Do not let your emotions affect you
One of the hardest things to do in refereeing is to remain completely neutral and to not let criticism affect you. If one team or player is being particularly annoying, there can be a tendency to change your refereeing to either keep them happy, or to annoy them even more.
I have experienced both as a player and as a referee have, at times, had to try my utmost to ensure I do not let it influence me. It is not easy to do, but it is important. If you do have a problem personally with a player or team, it should not affect whether or not a decision is made, or indeed the result of a game. Likewise if they do ask a question politely, it does go down well if you answer politely. If you refuse to do so, you are not helping yourself and will only annoy the players even more.
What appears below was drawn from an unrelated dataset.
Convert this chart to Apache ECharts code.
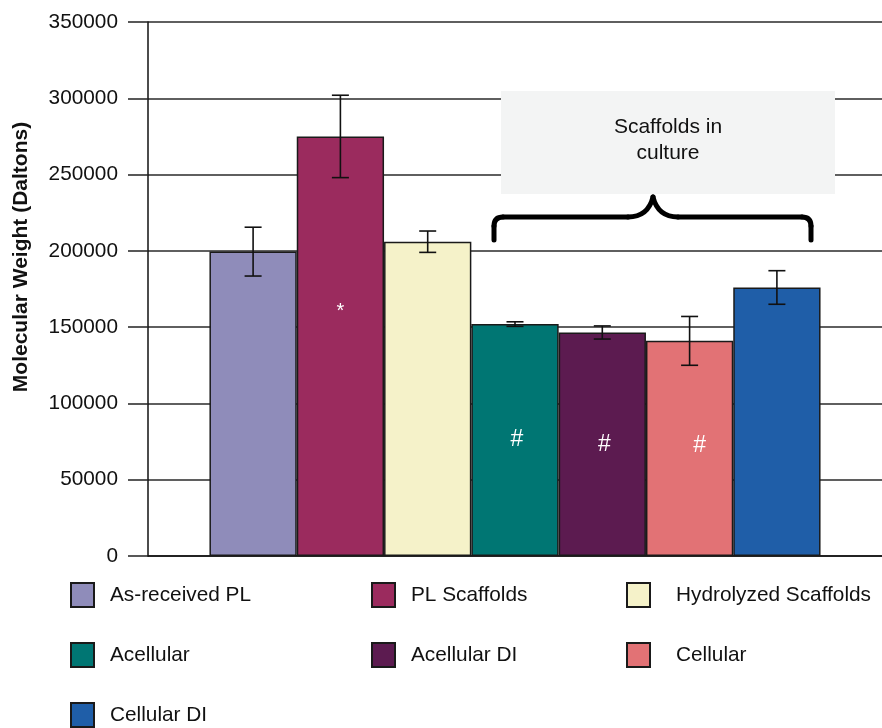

You will encounter different personality types
You will come across all sorts of different people when refereeing sports. While ideally no-one would question your calls and would be completely honest and fair, that is not the reality. Most often you find competitive individuals will get intense during a game and may come across condescendingly in the heat of the moment. You can also get people who may sound condescending without actually meaning to be. That is fine, we are all different and referees should accept people for who they are. The best thing to do is to treat everyone with the same respect, as in most instances they do not have any problem with the decisions after the game has finished.
Understand the level you are refereeing
It is important to understand who you are refereeing and adjust what you do accordingly. You would not referee a game of Under 9 rugby in the same way you would referee the World Cup Final. Make sure the players understand what you are doing and are happy with what you are doing. A social team that is clearly not at all serious is more likely to want you to be more lenient. In a competitive high-level game, you can expect the players know the rules and you can be more officious. Again, call what needs to be called and leave what does not, but do so in relevance to the level of the participants.
Ultimately the biggest thing for a referee is to be confident. Be confident not only in your own knowledge and your decisions, but that you know what you saw. Do not let the crowd or players sway your decisions and do not let it influence you if you get a reaction. I became a far better referee as I became more confident. With confidence you feel less pressure and will be more comfortable in a particular situation. By feeling comfortable you can process things far more easily and are going to do a better job, which is really what every wants.